▶ **MATERIAL FOR THIS EXERCISE**:
..............................

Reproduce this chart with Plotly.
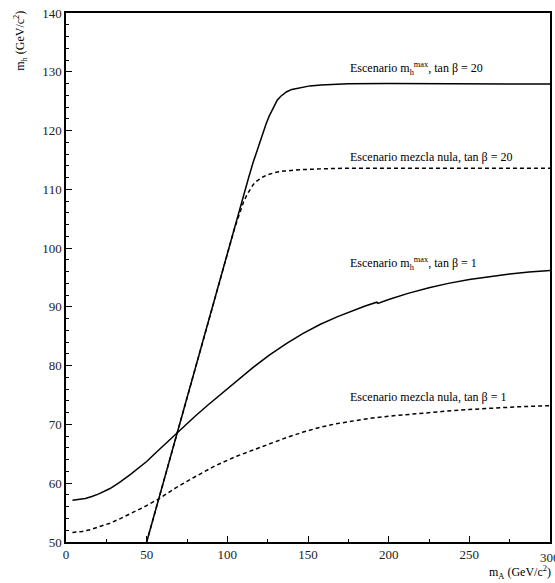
import plotly.graph_objects as go

# m_h^max, tan beta = 20 (solid)
mA_max20 = [50, 60, 75, 90, 100, 104, 107.4, 110, 113, 116, 119.2, 122, 124, 126, 127.5, 129, 131, 133, 135, 136.8, 140, 145, 151.2, 158, 165, 175, 200, 250, 300]
mh_max20 = [50, 59.8, 74.5, 89.4, 99.3, 103.1, 106.6, 109.2, 111.8, 114.6, 117.3, 119.6, 121.1, 122.5, 123.4, 124.3, 125.2, 125.8, 126.3, 126.6, 127.0, 127.3, 127.6, 127.75, 127.85, 127.95, 128.0, 128.0, 127.9]

# mezcla nula, tan beta = 20 (dashed)
mA_nm20 = [50, 60, 75, 90, 100, 102, 104, 106, 108, 110, 112, 114, 116, 118.2, 120, 122, 125, 127.5, 131, 135, 140, 145, 160, 175, 200, 250, 300]
mh_nm20 = [50, 59.8, 74.5, 89.4, 99.2, 101.1, 102.9, 104.6, 106.3, 107.8, 109.0, 110.0, 110.8, 111.4, 111.8, 112.1, 112.5, 112.7, 112.95, 113.1, 113.25, 113.35, 113.5, 113.6, 113.6, 113.6, 113.6]

# m_h^max, tan beta = 1 (solid)
mA_max1 = [4, 8, 12, 16, 20, 27.3, 33, 40, 45, 50, 55, 60, 67.6, 75, 80, 88, 95.5, 105, 116, 126, 136.8, 147, 157.4, 168, 178, 185, 192.6, 193.3, 200, 212, 225, 237, 250, 262, 275, 287, 300]
mh_max1 = [57.1, 57.2, 57.4, 57.75, 58.15, 59.1, 60.1, 61.5, 62.6, 63.7, 65.0, 66.3, 68.3, 70.2, 71.4, 73.3, 75.0, 77.2, 79.7, 81.8, 83.8, 85.5, 87.0, 88.3, 89.4, 90.1, 90.8, 90.6, 91.25, 92.3, 93.25, 94.0, 94.65, 95.15, 95.6, 95.95, 96.2]

# mezcla nula, tan beta = 1 (dashed)
mA_nm1 = [4, 10, 15, 21, 27.3, 33, 40, 48, 57.2, 68, 80, 92, 105.8, 118.2, 128, 137, 147, 157.4, 167, 175, 183, 188.4, 200, 217.4, 233, 250, 265, 280, 300]
mh_nm1 = [51.6, 51.8, 52.1, 52.6, 53.2, 53.9, 54.8, 55.9, 57.3, 59.2, 61.1, 62.9, 64.6, 65.9, 66.9, 67.8, 68.7, 69.5, 70.1, 70.5, 70.85, 71.05, 71.4, 71.85, 72.2, 72.55, 72.8, 73.0, 73.2]

labels = [
    ("Escenario m<sub>h</sub><sup>max</sup>, tan β = 20", 174.8, 130.6),
    ("Escenario mezcla nula, tan β = 20", 174.8, 115.5),
    ("Escenario m<sub>h</sub><sup>max</sup>, tan β = 1", 174.8, 97.3),
    ("Escenario mezcla nula, tan β = 1", 174.8, 74.7),
]
xtick_vals = [0, 50, 100, 150, 200, 250, 300]

FONT = "Liberation Serif, Times New Roman, Times, serif"

fig = go.Figure()
line_solid = dict(color="black", width=1.5)
line_dash = dict(color="black", width=1.5, dash="4px,3px")
fig.add_trace(go.Scatter(x=mA_max20, y=mh_max20, mode="lines", line=line_solid))
fig.add_trace(go.Scatter(x=mA_nm20, y=mh_nm20, mode="lines", line=line_dash))
fig.add_trace(go.Scatter(x=mA_max1, y=mh_max1, mode="lines", line=line_solid))
fig.add_trace(go.Scatter(x=mA_nm1, y=mh_nm1, mode="lines", line=line_dash))

for txt, x, y in labels:
    fig.add_annotation(x=x, y=y, text=txt, showarrow=False, xanchor="left", yanchor="middle",
                       font=dict(family=FONT, size=12, color="black"))

# last x tick label sits on the right edge (partly clipped in the original)
fig.add_annotation(x=xtick_vals[-1], xref="x", yref="paper", y=-0.012, text=str(xtick_vals[-1]),
                   showarrow=False, xanchor="center", yanchor="top",
                   font=dict(family=FONT, size=13, color="#222"))

fig.add_annotation(xref="paper", yref="paper", x=1.007, y=-0.058, text="m<sub>A</sub> (GeV/c<sup>2</sup>)",
                   showarrow=False, xanchor="right", yanchor="middle",
                   font=dict(family=FONT, size=12, color="black"))
fig.add_annotation(xref="paper", yref="paper", x=-0.093, y=1.008, text="m<sub>h</sub> (GeV/c<sup>2</sup>)",
                   showarrow=False, xanchor="center", yanchor="top", textangle=-90,
                   font=dict(family=FONT, size=12, color="black"))

fig.update_layout(
    width=555, height=583,
    margin=dict(l=66, r=5, t=13, b=41),
    paper_bgcolor="white", plot_bgcolor="white",
    showlegend=False,
    font=dict(family=FONT, size=13, color="black"),
    xaxis=dict(range=[0, 300], tickmode="array", tickvals=xtick_vals,
               ticktext=[str(v) for v in xtick_vals[:-1]] + [""],
               automargin=False,
               ticks="inside", ticklen=6, tickwidth=1,
               tickcolor="black", showline=True, linecolor="black", linewidth=1.5, mirror=True,
               showgrid=False, zeroline=False,
               minor=dict(dtick=25, tick0=0, ticks="inside", ticklen=3, tickcolor="black", showgrid=False),
               tickfont=dict(family=FONT, size=13, color="#222")),
    yaxis=dict(range=[50, 140], dtick=10, tick0=50, ticks="inside", ticklen=6, tickwidth=1,
               automargin=False,
               tickcolor="black", showline=True, linecolor="black", linewidth=1.5, mirror=True,
               showgrid=False, zeroline=False,
               minor=dict(dtick=2, ticks="inside", ticklen=3, tickcolor="black", showgrid=False),
               tickfont=dict(family=FONT, size=13, color="#222")),
)

fig.write_html("out.html")
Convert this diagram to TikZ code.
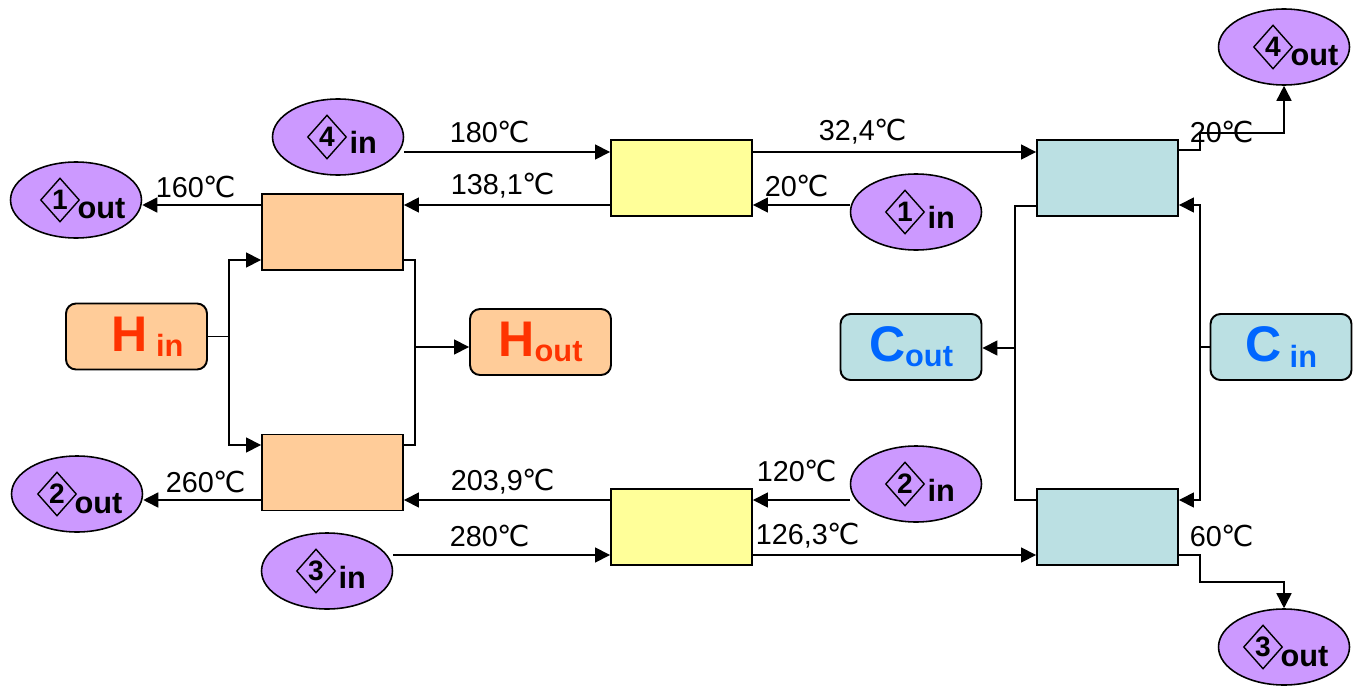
\documentclass[tikz,border=0pt]{standalone}
\usepackage{fontspec}
\setmainfont{Liberation Sans}
\newfontfamily\degfont{DejaVu Sans}
\usetikzlibrary{arrows.meta,shapes.geometric}
\definecolor{strmfill}{HTML}{CC99FF}
\definecolor{hotfill}{HTML}{FFCC99}
\definecolor{midfill}{HTML}{FFFF99}
\definecolor{coldfill}{HTML}{BBE0E3}
\definecolor{hottext}{HTML}{FF3300}
\definecolor{coldtext}{HTML}{0066FF}
\newcommand{\dC}{{\degfont\char"2103}}
\newcommand{\portname}[2]{{\fontsize{28.5}{28.5}\selectfont\bfseries #1}\raisebox{-3pt}{\fontsize{17.5}{17.5}\selectfont\bfseries #2}}
\newcommand{\strmnode}[6]{%
  \node[strm] (#1) at (#2) {};
  \node[tag] (#1n) at ([#5]#1.center) {#3};
  \node[subtxt] (#1s) at ([#6]#1n.east |- #1.center) {#4};}
\tikzset{
  flow/.style={-{Triangle[length=.3cm,width=.3cm]},line width=.9pt},
  pipe/.style={line width=.9pt},
  hx/.style={draw,line width=1.1pt,minimum width=2.82cm,minimum height=1.52cm,inner sep=0},
  port/.style={draw,line width=1.1pt,rounded corners=.2cm,minimum width=2.82cm,minimum height=1.32cm,inner sep=0},
  strm/.style={ellipse,draw,line width=.9pt,fill=strmfill,minimum width=2.62cm,minimum height=1.52cm,inner sep=0},
  tag/.style={diamond,draw,line width=.8pt,inner sep=0,minimum width=.78cm,minimum height=.88cm,font=\fontsize{16}{16}\selectfont\bfseries},
  subtxt/.style={inner sep=0,anchor=base west,font=\fontsize{17.5}{17.5}\selectfont\bfseries},
  temp/.style={inner sep=0,font=\fontsize{16.4}{18}\selectfont},
}
\begin{document}
\begin{tikzpicture}[x=.02cm,y=-.02cm]
  \useasboundingbox (0,0) rectangle (1362,686);
  \node[hx,fill=hotfill] (hx1) at (332.5,232) {};
  \node[hx,fill=hotfill] (hx2) at (332.5,472.5) {};
  \node[hx,fill=midfill] (y1) at (681.5,178) {};
  \node[hx,fill=midfill] (y2) at (681.5,527) {};
  \node[hx,fill=coldfill] (t1) at (1107.5,178) {};
  \node[hx,fill=coldfill] (t2) at (1107.5,527) {};
  \node[port,fill=hotfill,text=hottext] (hin) at (136.5,336.5) {\hspace*{.44cm}\portname{H}{\ in}};
  \node[port,fill=hotfill,text=hottext] (hout) at (540.5,342) {\portname{H}{out}};
  \node[port,fill=coldfill,text=coldtext] (cout) at (911,347) {\portname{C}{out}};
  \node[port,fill=coldfill,text=coldtext] (cin) at (1281,347) {\portname{C}{\ in}};
  \strmnode{in4}{338,137}{4}{in}{xshift=-.22cm}{xshift=.04cm,yshift=-.34cm}
  \strmnode{in1}{916,212}{1}{in}{xshift=-.22cm}{xshift=.04cm,yshift=-.34cm}
  \strmnode{in2}{916,484}{2}{in}{xshift=-.22cm}{xshift=.04cm,yshift=-.34cm}
  \strmnode{in3}{327,571}{3}{in}{xshift=-.22cm}{xshift=.04cm,yshift=-.34cm}
  \strmnode{out1}{76,200}{1}{out}{xshift=-.32cm}{xshift=-.06cm,yshift=-.38cm}
  \strmnode{out2}{77,494}{2}{out}{xshift=-.4cm}{xshift=-.06cm,yshift=-.38cm}
  \strmnode{out4}{1284,47}{4}{out}{xshift=-.22cm}{xshift=-.06cm,yshift=-.38cm}
  \strmnode{out3}{1284,647}{3}{out}{xshift=-.42cm}{xshift=-.06cm,yshift=-.38cm}
  \coordinate (hsplit) at (229,336.5);
  \coordinate (hmerge) at (415,347);
  \coordinate (csplit) at (1200,347);
  \coordinate (cmerge) at (1015,348);
  \draw[flow] (in4.east |- 0,152) -- (y1.west |- 0,152);
  \draw[flow] (y1.east |- 0,152) -- (t1.west |- 0,152);
  \draw[flow] (t1.east |- 0,150) -| (csplit |- 0,133) -| (out4.south);
  \draw[flow] (in1.west |- 0,205) -- (y1.east |- 0,205);
  \draw[flow] (y1.west |- 0,205) -- (hx1.east |- 0,205);
  \draw[flow] (hx1.west |- 0,205) -- (out1.east |- 0,205);
  \draw[pipe] (hin.east) -- (hsplit);
  \draw[flow] (hsplit) |- (hx1.west |- 0,260);
  \draw[flow] (hsplit) |- (hx2.west |- 0,445);
  \draw[pipe] (hx1.east |- 0,260) -| (hmerge) |- (hx2.east |- 0,445);
  \draw[flow] (hmerge) -- (hout.west |- hmerge);
  \draw[flow] (hx2.west |- 0,500) -- (out2.east |- 0,500);
  \draw[flow] (y2.west |- 0,500) -- (hx2.east |- 0,500);
  \draw[flow] (in2.west |- 0,500) -- (y2.east |- 0,500);
  \draw[flow] (in3.east |- 0,555) -- (y2.west |- 0,555);
  \draw[flow] (y2.east |- 0,555) -- (t2.west |- 0,555);
  \draw[flow] (t2.east |- 0,555) -| (csplit |- 0,582) -| (out3.north);
  \draw[pipe] (cin.west) -- (csplit);
  \draw[flow] (csplit) |- (t1.east |- 0,205);
  \draw[flow] (csplit) |- (t2.east |- 0,500);
  \draw[pipe] (t1.west |- 0,206) -| (cmerge) |- (t2.west |- 0,500);
  \draw[flow] (cmerge) -- (cout.east |- cmerge);
  \node[temp] (l180) at (490,132) {180\dC};
  \node[temp] (l324) at (863,132) {32,4\dC};
  \node[temp] (l20a) at (1222,132) {20\dC};
  \node[temp] (l160) at (196,187) {160\dC};
  \node[temp] (l1381) at (503,186) {138,1\dC};
  \node[temp] (l20b) at (797,186) {20\dC};
  \node[temp] (l260) at (206,482) {260\dC};
  \node[temp] (l2039) at (503,482) {203,9\dC};
  \node[temp] (l120) at (797,471) {120\dC};
  \node[temp] (l280) at (490,536) {280\dC};
  \node[temp] (l1263) at (808,536) {126,3\dC};
  \node[temp] (l60) at (1222,536) {60\dC};
\end{tikzpicture}
\end{document}
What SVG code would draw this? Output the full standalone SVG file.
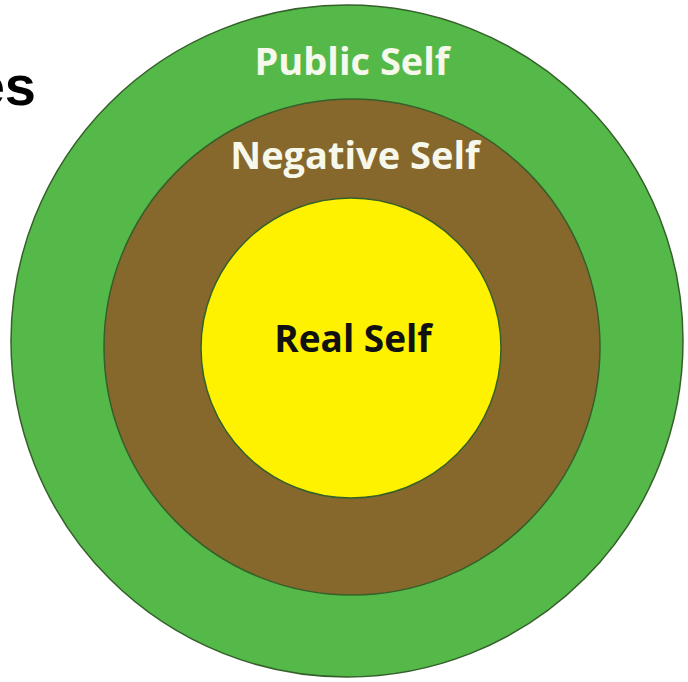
<svg xmlns="http://www.w3.org/2000/svg" width="688" height="682" viewBox="0 0 688 682">
  <style>
    .ring { stroke: #35602a; stroke-width: 1.5; }
    .lbl { font-family: "Open Sans", "Liberation Sans", sans-serif; font-weight: bold; text-anchor: middle; }
    .light { fill: #f6f8ec; }
  </style>
  <rect width="688" height="682" fill="#ffffff"/>
  <text x="36" y="105" font-family="Liberation Sans, Arial, sans-serif" font-weight="bold" font-size="56" text-anchor="end" fill="#000000">es</text>
  <g id="public-self">
    <circle class="ring" cx="347" cy="341" r="336" fill="#55b94a"/>
    <text class="lbl light" x="352" y="75" font-size="38">Public Self</text>
  </g>
  <g id="negative-self">
    <circle class="ring" cx="352" cy="347" r="248" fill="#86672c"/>
    <text class="lbl light" x="355" y="169" font-size="38">Negative Self</text>
  </g>
  <g id="real-self">
    <circle class="ring" cx="351" cy="348" r="150" fill="#fff200"/>
    <text class="lbl" x="353" y="352" font-size="37" fill="#111111">Real Self</text>
  </g>
</svg>
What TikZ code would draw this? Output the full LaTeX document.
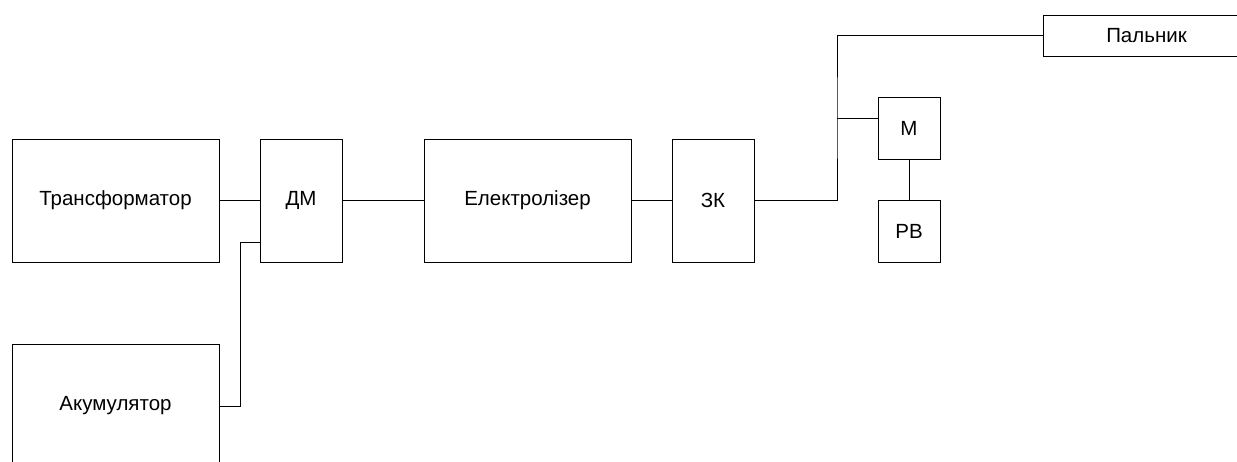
\documentclass[tikz,border=0pt]{standalone}
\usepackage{fontspec}
\setmainfont{Liberation Sans}
\usetikzlibrary{positioning}

\begin{document}
\begin{tikzpicture}[
          x=1pt, y=-1pt,
          font=\fontsize{20.5}{23}\selectfont,
          block/.style={draw, line width=1pt, minimum width=207pt, minimum height=123pt, inner sep=0pt, outer sep=0pt, anchor=center},
          narrow/.style={block, minimum width=82pt},
          square/.style={block, minimum width=62pt, minimum height=62pt},
          wire/.style={line width=1pt}
        ]
        \useasboundingbox (0,0) rectangle (1237,461);
        \clip (0,0) rectangle (1237,461);

        % -------- Main chain --------
        \node[block] (trans) at (115.5,200.5) {Трансформатор};
        \node[narrow, right=41pt of trans] (dm) {ДМ};
        \node[block, right=82pt of dm] (elec) {Електролізер};
        \node[narrow, right=41pt of elec] (zk) {ЗК};

        % -------- Battery --------
        \node[block, minimum height=124pt] (bat) at (115.5,406) {Акумулятор};

        % -------- Right side --------
        \node[block, minimum height=41pt] (torch) at (1146.5,35.5) {Пальник};
        \node[square] (m) at (909,128) {М};
        \node[square, below=41pt of m] (rv) {РВ};

        % -------- Connectors --------
        \draw[wire] (trans) -- (dm);
        \draw[wire] (dm) -- (elec);
        \draw[wire] (elec) -- (zk);

        \coordinate (bend) at (837,118);
        \draw[wire] (zk.east) -| (bend) |- (torch.west);
        \draw[wire] (bend) -- (bend -| m.west);
        \draw[wire] (m) -- (rv);

        \coordinate (dmin) at ([yshift=-41.5pt]dm.west);
        \draw[wire] (bat.east) -- ++(21,0) |- (dmin);

      \end{tikzpicture}
\end{document}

..............................

▶ **PROMPT**: Your task is to return the lines above, from the first one up to and including the line containing "113.6, 113.6, 113.6]", minus any pictures.

▶ **COMPLETE RESPONSE**:
Reproduce this chart with Plotly.
import plotly.graph_objects as go

# m_h^max, tan beta = 20 (solid)
mA_max20 = [50, 60, 75, 90, 100, 104, 107.4, 110, 113, 116, 119.2, 122, 124, 126, 127.5, 129, 131, 133, 135, 136.8, 140, 145, 151.2, 158, 165, 175, 200, 250, 300]
mh_max20 = [50, 59.8, 74.5, 89.4, 99.3, 103.1, 106.6, 109.2, 111.8, 114.6, 117.3, 119.6, 121.1, 122.5, 123.4, 124.3, 125.2, 125.8, 126.3, 126.6, 127.0, 127.3, 127.6, 127.75, 127.85, 127.95, 128.0, 128.0, 127.9]

# mezcla nula, tan beta = 20 (dashed)
mA_nm20 = [50, 60, 75, 90, 100, 102, 104, 106, 108, 110, 112, 114, 116, 118.2, 120, 122, 125, 127.5, 131, 135, 140, 145, 160, 175, 200, 250, 300]
mh_nm20 = [50, 59.8, 74.5, 89.4, 99.2, 101.1, 102.9, 104.6, 106.3, 107.8, 109.0, 110.0, 110.8, 111.4, 111.8, 112.1, 112.5, 112.7, 112.95, 113.1, 113.25, 113.35, 113.5, 113.6, 113.6, 113.6, 113.6]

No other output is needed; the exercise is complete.